こうして、20〜30分づつ、何回かグループが交代して泳ぎます。私たち日本人は、カナさんの後ろにつながりました。でも、さすがに小笠原の島民にとっては水温が低く、寒いと言いだしたMAKOTOは2回で泳ぐのをやめました。ヨウくんが、「せっかくイルカたちもたくさん集まってるのだから、もう一度泳いだらどうですか」と励ましてくれるけど、船上ウォッチに切り替えたようです。ちなみに、このときの水温は18度、私たちは5ミリの半袖ワンピースタイプのウエットスーツにフードベストを着ていました(もちろん、自分のスーツを持ってない人には、レンタル用が用意されています。マスクとスノーケルも貸してくれます)。
見ると、いつのまにかイルカたちの数が増えて、30頭にもなっていました。泳がずに、列に寄ってきたり波乗りしたりのイルカたちを船上から見ているだけでも楽しいです。ここでは、特に雌とヤングが好奇心が強くてよく近付いてくるとのことでした。
この日は風が強かったせいか、酔う人もいて、数回のスイムのあと港に戻り始めました。いつもなら、ゆっくり帰りながら出会ったイルカの説明があるそうです。戻る船の中で、サンドイッチとスープかコーヒーの軽食が出ました。泳いだあとの冷えた体に、温かい飲物が嬉しかったです。

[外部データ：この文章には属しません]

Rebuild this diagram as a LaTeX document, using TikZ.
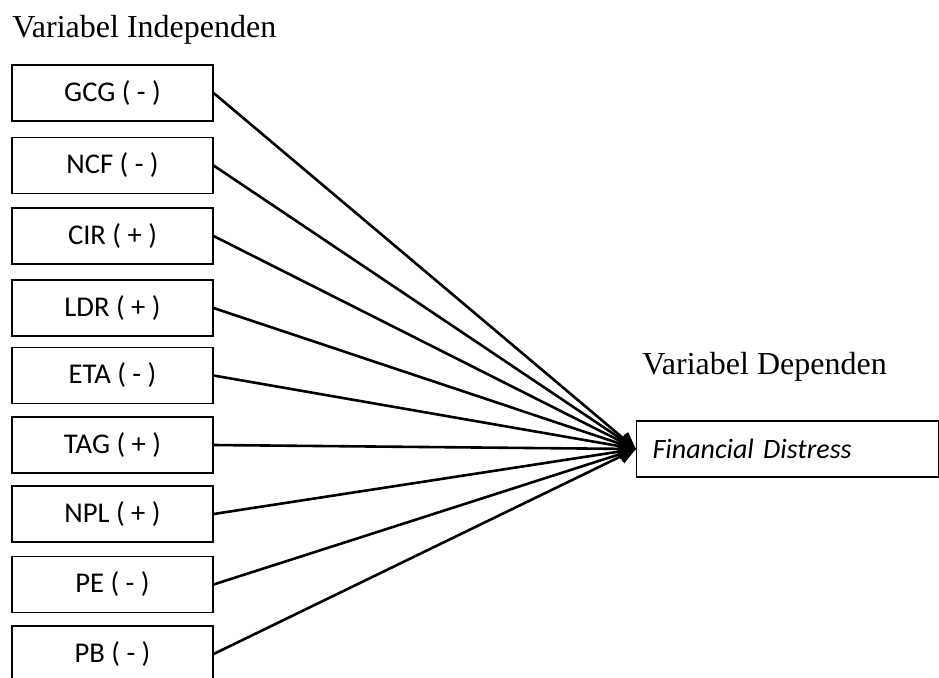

11時に帰港。着替えを済ませて、12時、ヨウくんの運転する車でパースの街まで送ってもらいました。
小笠原などで行われているスノーケリングでのドルフィンスイムとはだいぶ違いましたが、このやり方なら、全く泳げない人でも安心して浮いたままイルカを見ることができるでしょう。スノーケリングだと、同時に泳いでも、上手な人と下手な人でイルカを見られる距離も違ってしまいますが、皆が同じように近くで見られるのは、ツアーのあり方としていいかもしれません。スタッフのガイドの仕方もわかりやすく、よく気を配っていて、参加して気持ち良いツアーでした。
ところで、ここのスタッフだったヨウくんは、このあとSea-Tacのスタッフとなりました。そう、洋介です。
あとから考えたら、この日の洋介はカメラ担当で全然海に入ってませんでした。果たして泳げるかどうかもわからない奴をスタッフに誘った私たちも私たちですが、一度会ったきりの客の誘いに乗ってオーストラリアからはるばる小笠原までやってくる洋介も洋介でした。これが縁というものでしょうか。そんな私たちが、お互いを認めあって、仲良く数年間一緒に仕事をしました。
私たち3人にとって運命的な出会いとなったロッキンハムでの一日でした。